Mamme al tempo dell’adolescenza
Mi scrive Sonia, mamma di un figlio di 12 anni: «Non lo riconosco più. Sembra un’altra persona. Che cosa gli è successo? Sono impreparata, non so che cosa fare. Mi sorride raramente. È scostante, sgradevole, non vuole saperne di rispondere alle mie domande. Le poche volte che lo fa, sono quasi mugugni senza significato, che somigliano più a un verso che a una comunicazione. Mi chiedo se ho sbagliato qualcosa».
Quando i figli e le figlie abbandonano la condizione infantile, il cambiamento è profondo. Hanno il desiderio di allontanarsi dal nido materno, che per i primi anni li ha accuditi e protetti, di andarsene dal controllo genitoriale per trovare la propria libertà e conquistarsi uno spazio tutto loro. La vita si affaccia a una nuova fase, nella quale essi sono decisi ad affrontare con le proprie forze le sfide che si presentano, provando a superare quei limiti che fino a ieri parevano insuperabili. Una ricerca di libertà per staccarsi dalle protezioni e dal controllo.

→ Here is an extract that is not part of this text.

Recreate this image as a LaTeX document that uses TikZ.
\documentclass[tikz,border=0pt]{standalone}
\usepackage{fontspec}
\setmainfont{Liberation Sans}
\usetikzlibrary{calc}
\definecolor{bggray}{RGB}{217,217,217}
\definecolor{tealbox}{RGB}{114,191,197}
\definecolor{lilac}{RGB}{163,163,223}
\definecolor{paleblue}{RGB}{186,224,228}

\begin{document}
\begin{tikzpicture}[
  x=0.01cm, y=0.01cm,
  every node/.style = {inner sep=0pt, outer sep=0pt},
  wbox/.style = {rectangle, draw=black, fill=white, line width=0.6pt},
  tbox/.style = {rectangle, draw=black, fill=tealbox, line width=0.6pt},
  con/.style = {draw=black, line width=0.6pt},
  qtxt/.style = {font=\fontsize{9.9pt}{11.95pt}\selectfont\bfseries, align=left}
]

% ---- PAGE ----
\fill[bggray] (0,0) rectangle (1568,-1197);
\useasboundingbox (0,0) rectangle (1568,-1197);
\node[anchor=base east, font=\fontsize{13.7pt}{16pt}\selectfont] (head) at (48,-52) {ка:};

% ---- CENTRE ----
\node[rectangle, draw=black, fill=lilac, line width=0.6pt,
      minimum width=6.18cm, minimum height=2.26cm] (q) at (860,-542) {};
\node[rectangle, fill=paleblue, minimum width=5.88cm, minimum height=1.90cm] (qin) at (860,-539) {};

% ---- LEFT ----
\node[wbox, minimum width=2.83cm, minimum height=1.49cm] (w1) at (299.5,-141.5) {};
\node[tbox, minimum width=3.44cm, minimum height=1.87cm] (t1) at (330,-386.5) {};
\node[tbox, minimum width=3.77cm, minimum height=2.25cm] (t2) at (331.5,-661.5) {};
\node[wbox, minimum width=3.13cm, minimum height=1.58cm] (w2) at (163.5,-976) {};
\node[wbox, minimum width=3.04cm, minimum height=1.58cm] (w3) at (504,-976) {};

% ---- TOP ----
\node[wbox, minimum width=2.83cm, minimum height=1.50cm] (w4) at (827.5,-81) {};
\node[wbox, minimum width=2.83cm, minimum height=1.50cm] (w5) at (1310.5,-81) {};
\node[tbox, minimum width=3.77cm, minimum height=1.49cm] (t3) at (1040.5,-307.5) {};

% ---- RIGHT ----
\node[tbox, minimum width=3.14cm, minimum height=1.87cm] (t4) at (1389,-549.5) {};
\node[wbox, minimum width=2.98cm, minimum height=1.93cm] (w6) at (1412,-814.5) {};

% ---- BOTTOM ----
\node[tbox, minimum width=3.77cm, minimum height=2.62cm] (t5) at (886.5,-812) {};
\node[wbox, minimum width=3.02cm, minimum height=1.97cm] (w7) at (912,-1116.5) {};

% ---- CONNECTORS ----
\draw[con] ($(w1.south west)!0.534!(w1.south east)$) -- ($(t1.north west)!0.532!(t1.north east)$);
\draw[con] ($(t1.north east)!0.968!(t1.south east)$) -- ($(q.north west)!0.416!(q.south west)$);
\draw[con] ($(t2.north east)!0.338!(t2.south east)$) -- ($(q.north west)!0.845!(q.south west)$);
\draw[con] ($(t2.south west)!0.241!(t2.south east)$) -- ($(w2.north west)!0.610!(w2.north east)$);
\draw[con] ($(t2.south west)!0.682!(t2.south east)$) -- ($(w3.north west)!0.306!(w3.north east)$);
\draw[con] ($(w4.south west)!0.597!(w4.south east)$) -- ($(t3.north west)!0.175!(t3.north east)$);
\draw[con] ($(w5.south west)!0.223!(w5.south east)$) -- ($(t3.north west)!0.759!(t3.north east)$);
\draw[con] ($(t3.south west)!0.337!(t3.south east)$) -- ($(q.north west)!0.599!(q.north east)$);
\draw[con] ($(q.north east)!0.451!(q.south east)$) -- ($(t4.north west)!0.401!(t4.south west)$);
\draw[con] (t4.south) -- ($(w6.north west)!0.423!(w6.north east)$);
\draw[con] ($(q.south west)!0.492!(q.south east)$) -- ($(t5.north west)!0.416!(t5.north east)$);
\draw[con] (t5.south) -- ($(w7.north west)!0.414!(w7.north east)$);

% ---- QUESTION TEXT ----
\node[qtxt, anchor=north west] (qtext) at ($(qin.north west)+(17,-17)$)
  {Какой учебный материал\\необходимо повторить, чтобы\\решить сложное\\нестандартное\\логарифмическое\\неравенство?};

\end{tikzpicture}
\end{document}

Ma come gestire l’adolescente che cerca questo allontanamento? La mamma, in particolare, rappresenta l’infanzia e questo nido da cui figli e figlie intendono schiodarsi e allontanarsi. La pretesa di mantenere lo stesso ruolo di quando i figli erano bambini costituisce un’inutile zavorra. Molte madri continuano imperterrite a comportarsi e ad agire come se i loro figli fossero ancora piccoli, ma non funziona. Un approccio puramente materno, se non addirittura di maternage, (quello che caratterizza i primi anni di vita di un bambino, ndr), oltre che inutile, spesso è pericoloso e dannoso. Gli adolescenti non necessitano di accudimento.
Troppi ragazzi e ragazze a 12-13 anni sono ancora nel lettone, troppi ancora alla ricerca di una conferma materna senza riuscire a staccarsi, a prendere la propria strada. Due, allora, sono le operazioni urgentissime da attuare quando l’infanzia finisce. La prima: passare la palla al papà e al paterno, ossia a quella modalità educativa che crea argini e sponde, spinge alla libertà e suscita coraggio. Qualche madre si chiederà: «Ma se siamo separati? Se il papà è “fuori uso”?». Può succedere, allora si tratta di cambiare completamente approccio. I figli non sono più bambini, non hanno bisogno di coccole, semmai di essere ascoltati. Conta la capacità di dare una spinta, di offrire uno sguardo positivo e non spaventato sulla loro crescita.
E qui, tra gli atti di coraggio del genitore paterno in questa fase della vita, inizia il punto due: lasciare che il ragazzo e la ragazza creino un proprio gruppo, una propria vita sociale, non virtuale ma in carne e ossa, per costruire un nuovo mondo, una nuova speranza. Da sempre l’uscita dall’infanzia coincide con la scoperta del gruppo adolescente. Una forza viva che mamme e papà possono e devono sostenere stabilendo regole di vigilanza educativa, ma senza mai bloccare la libertà che non è capriccio, ma bisogno profondo di mettersi alla prova, spingere al massimo le proprie risorse, provarci per affrontare le sfide della vita con coraggio.